WHAT IS BEING ASKED
Everything from the first line down to the line containing "36, 35.5, 36.5]" is to be retyped exactly, both ends included, with pictures left out.

AVAILABLE DATA
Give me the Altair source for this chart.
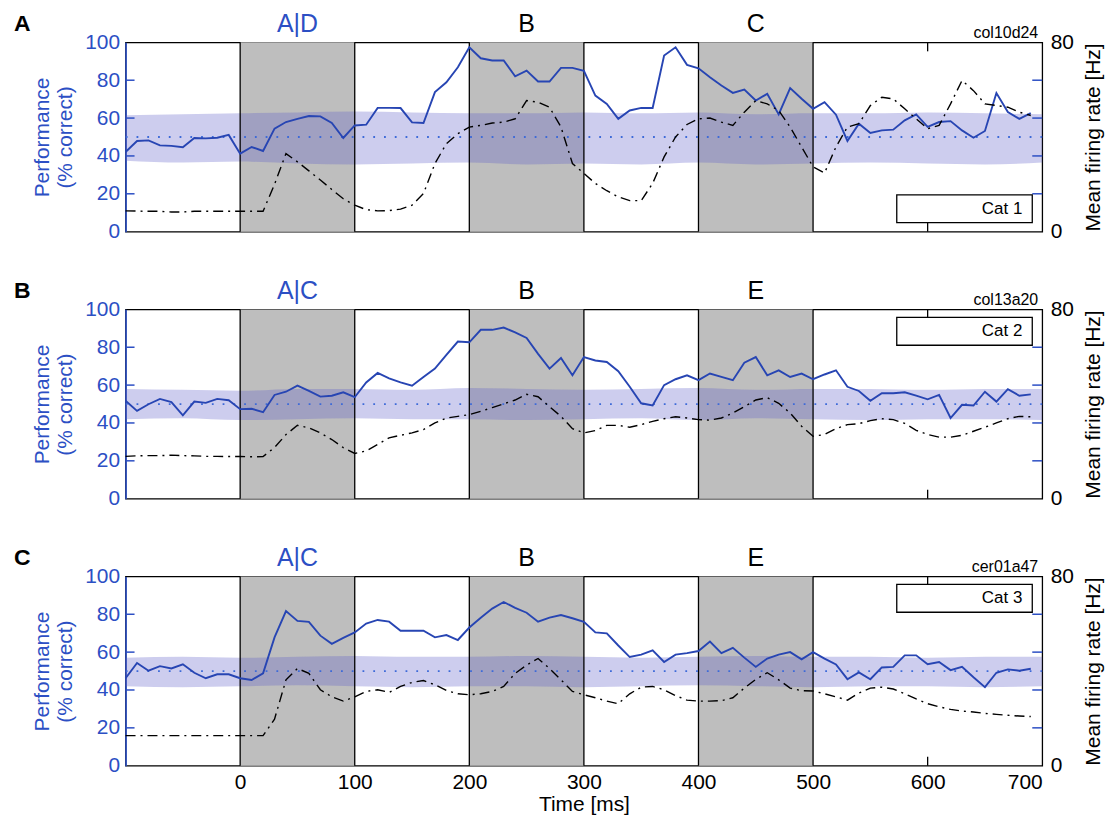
import altair as alt
import pandas as pd

# ---------------- data ----------------
T = list(range(-100, 700, 10))          # 80 samples, 10 ms apart
BAND_T = list(range(-100, 701, 50))      # chance-band outline samples

perf_A = [42.1, 47.9, 48.2, 45.6, 45.3, 44.6, 49.5, 49.3, 49.6, 51.1,
          41.2, 44.7, 42.6, 54.4, 57.9, 59.6, 61.1, 60.9, 57.4, 49.5,
          56.1, 56.5, 65.4, 65.4, 65.3, 57.7, 57.4, 73.7, 78.9, 86.8,
          97.4, 91.6, 90.4, 90.4, 82.1, 85.1, 79.3, 79.3, 86.5, 86.5,
          85.0, 71.9, 67.5, 59.6, 64.0, 65.4, 65.3, 93.0, 97.4, 88.1,
          86.3, 81.6, 77.2, 73.3, 75.1, 69.3, 72.8, 61.9, 75.8, 70.2,
          64.9, 68.4, 61.8, 47.9, 57.0, 52.1, 53.5, 53.9, 58.8, 61.9,
          55.3, 57.9, 58.4, 53.5, 49.6, 53.2, 73.2, 63.2, 59.6, 62.6]
fr_A = [8.8, 8.7, 8.6, 8.6, 8.3, 8.3, 8.6, 8.6, 8.6, 8.6,
        8.6, 8.6, 8.6, 20.0, 33.0, 29.5, 25.7, 21.8, 17.8, 13.9,
        11.2, 9.3, 8.8, 8.9, 9.5, 11.2, 16.1, 28.8, 37.2, 41.4,
        44.2, 44.9, 45.9, 46.3, 47.7, 55.4, 54.7, 52.6, 44.2, 28.8,
        24.6, 20.4, 17.3, 14.7, 13.1, 13.1, 20.4, 31.6, 40.0, 45.3,
        47.7, 48.0, 46.3, 44.9, 50.5, 55.4, 54.0, 51.2, 44.2, 35.8,
        27.4, 24.8, 35.8, 44.2, 45.6, 53.3, 56.8, 56.1, 51.9, 47.7,
        43.5, 44.9, 54.0, 63.9, 59.6, 54.0, 53.3, 52.6, 50.5, 49.1]
band_hi_A = [61.5, 62, 62.5, 63, 63.5, 63, 62.5, 62.5, 63, 62.5, 63, 62, 62.5, 62.5, 63, 62.5, 62]
band_lo_A = [37.5, 36.5, 37, 36, 35.5, 36, 36.5, 35.5, 36, 35.5, 36.5, 35.5, 36, 36.5, 36, 35.5, 36.5]

perf_B = [51.7, 46.4, 49.9, 52.7, 51.0, 44.0, 51.3, 50.6, 52.7, 52.0,
          47.3, 47.5, 45.7, 54.8, 56.5, 59.7, 56.9, 53.9, 54.4, 56.2,
          53.6, 61.4, 66.4, 63.5, 61.4, 59.7, 64.3, 68.7, 76.0, 83.0,
          82.6, 89.2, 89.2, 90.4, 87.8, 84.9, 76.5, 68.7, 74.3, 65.2,
          74.8, 73.0, 72.2, 67.3, 59.1, 50.4, 49.2, 60.0, 63.1, 65.2,
          62.6, 66.1, 64.3, 62.6, 71.8, 74.8, 65.2, 67.8, 64.3, 66.1,
          63.1, 65.6, 67.8, 59.1, 56.9, 51.7, 55.7, 55.7, 56.2, 54.4,
          52.5, 54.8, 42.6, 49.6, 49.2, 56.5, 51.3, 57.9, 54.4, 55.1]
fr_B = [17.9, 18.1, 18.2, 18.2, 18.4, 18.2, 18.1, 17.9, 17.9, 17.8,
        17.8, 17.7, 17.8, 21.6, 27.1, 31.0, 29.9, 27.8, 25.0, 21.6,
        19.1, 20.2, 22.9, 25.7, 26.8, 27.8, 29.2, 32.0, 34.1, 34.8,
        35.5, 36.9, 38.5, 40.1, 41.7, 44.1, 43.1, 38.9, 34.8, 29.6,
        27.8, 28.8, 31.0, 31.0, 30.2, 31.3, 32.7, 33.8, 34.6, 34.1,
        33.4, 33.2, 34.1, 36.2, 38.9, 41.7, 42.7, 40.3, 36.2, 30.6,
        26.4, 27.1, 29.6, 31.3, 31.7, 33.0, 33.8, 33.4, 31.8, 28.9,
        27.1, 26.0, 26.0, 26.8, 28.5, 30.2, 32.0, 33.8, 34.8, 34.6]
band_hi_B = [58, 57.5, 57, 58, 58, 57.5, 58.5, 58, 57.5, 58, 58.5, 57.5, 58, 58, 57.5, 58, 58]
band_lo_B = [42, 42.5, 41.5, 42, 42.5, 42, 42, 41.5, 42, 42.5, 41.5, 42.5, 42, 41.5, 42, 42, 41.5]

perf_C = [46.2, 54.3, 50.2, 52.6, 51.4, 53.6, 49.1, 46.2, 48.3, 48.3,
          46.2, 45.3, 48.8, 67.8, 81.7, 76.5, 76.0, 68.7, 64.4, 67.5,
          70.4, 75.1, 77.0, 76.1, 71.3, 71.3, 71.3, 67.8, 69.0, 66.4,
          73.0, 78.2, 83.0, 86.5, 83.4, 80.8, 76.1, 78.2, 79.6, 77.9,
          76.0, 70.4, 69.9, 63.5, 57.4, 58.7, 60.9, 54.8, 58.7, 59.5,
          60.6, 65.6, 59.5, 62.3, 57.1, 52.2, 56.6, 58.7, 60.0, 56.2,
          60.0, 56.6, 53.5, 45.7, 49.3, 45.7, 51.9, 52.2, 58.3, 58.3,
          53.6, 54.8, 50.5, 52.2, 46.7, 41.5, 49.1, 50.9, 50.2, 51.2]
fr_C = [12.7, 12.7, 12.7, 12.7, 12.7, 12.7, 12.7, 12.7, 12.7, 12.7,
        12.7, 12.7, 12.7, 19.7, 36.3, 41.1, 39.0, 32.1, 29.1, 27.3,
        29.1, 31.4, 32.1, 31.0, 33.5, 35.2, 36.0, 34.2, 31.8, 30.4,
        30.0, 30.4, 31.4, 33.5, 39.0, 42.5, 45.3, 41.1, 36.3, 31.4,
        30.0, 28.7, 27.3, 26.2, 30.4, 33.2, 33.5, 32.1, 29.6, 27.7,
        27.3, 27.3, 27.5, 28.7, 32.8, 36.5, 39.3, 36.3, 32.8, 31.7,
        31.6, 30.4, 29.1, 27.7, 30.7, 32.8, 33.2, 32.4, 30.4, 28.2,
        26.2, 24.9, 23.8, 23.1, 22.7, 22.1, 21.7, 21.3, 21.0, 20.8]
band_hi_C = [57, 57.5, 57, 57.5, 58, 57.5, 57.5, 58, 57.5, 57, 57.5, 58, 57.5, 57.5, 57, 57.5, 57.5]
band_lo_C = [42, 41.5, 42, 42.5, 42, 41.5, 42, 42, 41.5, 42, 42.5, 42, 41.5, 42, 42, 41.5, 42]

BOX_START = [0, 200, 400]
BOX_END = [100, 300, 500]
EDGES = [0, 100, 200, 300, 400, 500]
STIM_CENTER = [50, 250, 450]
STIM_A = ["A|D", "B", "C"]
STIM_B = ["A|C", "B", "E"]
STIM_C = ["A|C", "B", "E"]
PANEL_LETTERS = ["A", "B", "C"]
CELL_IDS = ["col10d24", "col13a20", "cer01a47"]
CATS = ["Cat 1", "Cat 2", "Cat 3"]
PERF_TICKS = [0, 20, 40, 60, 80, 100]
INNER_TICKS = [20, 40, 60, 80]
TIME_TICKS = [0, 100, 200, 300, 400, 500, 600, 700]
FR_TICKS = [0, 80]
CHANCE = [50]

# ---------------- style ----------------
W, H = 920, 190
BLUE_LINE = "#2745b3"
BLUE_TXT = "#2c4fc4"
FONT = "Liberation Sans"

xs = alt.Scale(domain=[-100, 700], nice=False, zero=False)
ys = alt.Scale(domain=[0, 100], nice=False, zero=False)
frs = alt.Scale(domain=[0, 80], nice=False, zero=False)


def panel(idx, perf, fr, hi, lo, stim, legend_top, last):
    line_df = pd.DataFrame({"t": T, "perf": perf, "fr": fr})
    band_df = pd.DataFrame({"t": BAND_T, "hi": hi, "lo": lo})
    box_df = pd.DataFrame({"s": BOX_START, "e": BOX_END})
    edge_df = pd.DataFrame({"t": EDGES})
    stim_df = pd.DataFrame({"t": STIM_CENTER, "lab": stim,
                            "col": [BLUE_TXT, "black", "black"]})
    tick_df = pd.DataFrame({"v": INNER_TICKS})
    chance_df = pd.DataFrame({"v": CHANCE})
    t600 = pd.DataFrame({"t": [600]})
    one = pd.DataFrame({"k": [0]})

    if last:
        xax = alt.Axis(values=TIME_TICKS, title="Time [ms]", labelFontSize=21, titleFontSize=21,
                       titleFontWeight="normal", ticks=False, domain=False, grid=False,
                       labelPadding=6, titlePadding=1, labelColor="black", titleColor="black",
                       labelFont=FONT, titleFont=FONT)
    else:
        xax = None
    yax = alt.Axis(values=PERF_TICKS, title=["Performance", "(% correct)"], labelColor=BLUE_TXT,
                   titleColor=BLUE_TXT, labelFontSize=21, titleFontSize=21, titleFontWeight="normal",
                   ticks=False, domainColor=BLUE_TXT, domainWidth=1.6, grid=False, labelPadding=6,
                   titlePadding=9, labelFont=FONT, titleFont=FONT, orient="left")

    def X(f):
        return alt.X(f, scale=xs, axis=xax)

    def Y(f):
        return alt.Y(f, scale=ys, axis=yax)

    boxes = alt.Chart(box_df).mark_rect(color="#bebebe").encode(x=X("s:Q"), x2="e:Q")
    band = alt.Chart(band_df).mark_area(color="#5e5ec8", opacity=0.31, interpolate="monotone").encode(
        x=X("t:Q"), y=Y("hi:Q"), y2="lo:Q")
    edges = alt.Chart(edge_df).mark_rule(color="black", strokeWidth=1.3).encode(x=X("t:Q"))
    chance = alt.Chart(chance_df).mark_rule(color="#3d6ad8", strokeDash=[1.8, 9], strokeWidth=1.8).encode(
        y=Y("v:Q"))
    perf_line = alt.Chart(line_df).mark_line(color=BLUE_LINE, strokeWidth=1.9).encode(
        x=X("t:Q"), y=Y("perf:Q"))

    ltick = alt.Chart(tick_df).mark_rule(color=BLUE_TXT, strokeWidth=1.5).encode(
        y=Y("v:Q"), x=alt.value(0), x2=alt.value(9))
    rtick = alt.Chart(tick_df).mark_rule(color=BLUE_TXT, strokeWidth=1.5).encode(
        y=Y("v:Q"), x=alt.value(W - 10), x2=alt.value(W))
    ttop = alt.Chart(t600).mark_rule(color="black", strokeWidth=1.3).encode(
        x=X("t:Q"), y=alt.value(0), y2=alt.value(9))
    tbot = alt.Chart(t600).mark_rule(color="black", strokeWidth=1.3).encode(
        x=X("t:Q"), y=alt.value(H - 9), y2=alt.value(H))

    leg_box = alt.Chart(one).mark_rect(fill="white", stroke="black", strokeWidth=1.3).encode(
        x=alt.value(774), x2=alt.value(910), y=alt.value(legend_top), y2=alt.value(legend_top + 28))
    leg_txt = alt.Chart(one).mark_text(align="right", baseline="middle", fontSize=17, font=FONT,
                                       color="black").encode(
        x=alt.value(900), y=alt.value(legend_top + 14), text=alt.value(CATS[idx]))

    stim_txt = alt.Chart(stim_df).mark_text(baseline="middle", fontSize=25, font=FONT).encode(
        x=X("t:Q"), y=alt.value(-18), text="lab:N", color=alt.Color("col:N", scale=None))
    letter = alt.Chart(one).mark_text(align="left", baseline="middle", fontSize=23, fontWeight="bold",
                                      font=FONT, color="black").encode(
        x=alt.value(-112), y=alt.value(-18), text=alt.value(PANEL_LETTERS[idx]))
    cell = alt.Chart(one).mark_text(align="right", baseline="middle", fontSize=16, font=FONT,
                                    color="black").encode(
        x=alt.value(W - 4), y=alt.value(-9), text=alt.value(CELL_IDS[idx]))

    perf_group = alt.layer(boxes, band, edges, chance, perf_line, ltick, rtick, ttop, tbot,
                           leg_box, leg_txt, stim_txt, letter, cell)

    frax = alt.Axis(values=FR_TICKS, orient="right", title="Mean firing rate [Hz]", titleAngle=270,
                    titleBaseline="top", labelFontSize=21, titleFontSize=21, titleFontWeight="normal",
                    ticks=False, domain=False, grid=False, labelPadding=8, titlePadding=9,
                    labelColor="black", titleColor="black", labelFont=FONT, titleFont=FONT)
    fr_line = alt.Chart(line_df).mark_line(color="black", strokeWidth=1.4,
                                           strokeDash=[10, 5, 2, 5]).encode(
        x=X("t:Q"), y=alt.Y("fr:Q", scale=frs, axis=frax))

    return alt.layer(perf_group, fr_line).resolve_scale(y="independent").properties(width=W, height=H)


pA = panel(0, perf_A, fr_A, band_hi_A, band_lo_A, STIM_A, 153, False)
pB = panel(1, perf_B, fr_B, band_hi_B, band_lo_B, STIM_B, 8, False)
pC = panel(2, perf_C, fr_C, band_hi_C, band_lo_C, STIM_C, 8, True)

chart = alt.vconcat(pA, pB, pC, spacing=78, bounds="flush").properties(
    padding={"left": 5, "top": 2, "right": 0, "bottom": 0}
).configure_view(stroke="black", strokeWidth=1.3).configure_axis(grid=False)

chart.save("out.html", embed_options={"renderer": "svg", "actions": False})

SOLUTION TO THE EXERCISE
Give me the Altair source for this chart.
import altair as alt
import pandas as pd

# ---------------- data ----------------
T = list(range(-100, 700, 10))          # 80 samples, 10 ms apart
BAND_T = list(range(-100, 701, 50))      # chance-band outline samples

perf_A = [42.1, 47.9, 48.2, 45.6, 45.3, 44.6, 49.5, 49.3, 49.6, 51.1,
          41.2, 44.7, 42.6, 54.4, 57.9, 59.6, 61.1, 60.9, 57.4, 49.5,
          56.1, 56.5, 65.4, 65.4, 65.3, 57.7, 57.4, 73.7, 78.9, 86.8,
          97.4, 91.6, 90.4, 90.4, 82.1, 85.1, 79.3, 79.3, 86.5, 86.5,
          85.0, 71.9, 67.5, 59.6, 64.0, 65.4, 65.3, 93.0, 97.4, 88.1,
          86.3, 81.6, 77.2, 73.3, 75.1, 69.3, 72.8, 61.9, 75.8, 70.2,
          64.9, 68.4, 61.8, 47.9, 57.0, 52.1, 53.5, 53.9, 58.8, 61.9,
          55.3, 57.9, 58.4, 53.5, 49.6, 53.2, 73.2, 63.2, 59.6, 62.6]
fr_A = [8.8, 8.7, 8.6, 8.6, 8.3, 8.3, 8.6, 8.6, 8.6, 8.6,
        8.6, 8.6, 8.6, 20.0, 33.0, 29.5, 25.7, 21.8, 17.8, 13.9,
        11.2, 9.3, 8.8, 8.9, 9.5, 11.2, 16.1, 28.8, 37.2, 41.4,
        44.2, 44.9, 45.9, 46.3, 47.7, 55.4, 54.7, 52.6, 44.2, 28.8,
        24.6, 20.4, 17.3, 14.7, 13.1, 13.1, 20.4, 31.6, 40.0, 45.3,
        47.7, 48.0, 46.3, 44.9, 50.5, 55.4, 54.0, 51.2, 44.2, 35.8,
        27.4, 24.8, 35.8, 44.2, 45.6, 53.3, 56.8, 56.1, 51.9, 47.7,
        43.5, 44.9, 54.0, 63.9, 59.6, 54.0, 53.3, 52.6, 50.5, 49.1]
band_hi_A = [61.5, 62, 62.5, 63, 63.5, 63, 62.5, 62.5, 63, 62.5, 63, 62, 62.5, 62.5, 63, 62.5, 62]
band_lo_A = [37.5, 36.5, 37, 36, 35.5, 36, 36.5, 35.5, 36, 35.5, 36.5, 35.5, 36, 36.5, 36, 35.5, 36.5]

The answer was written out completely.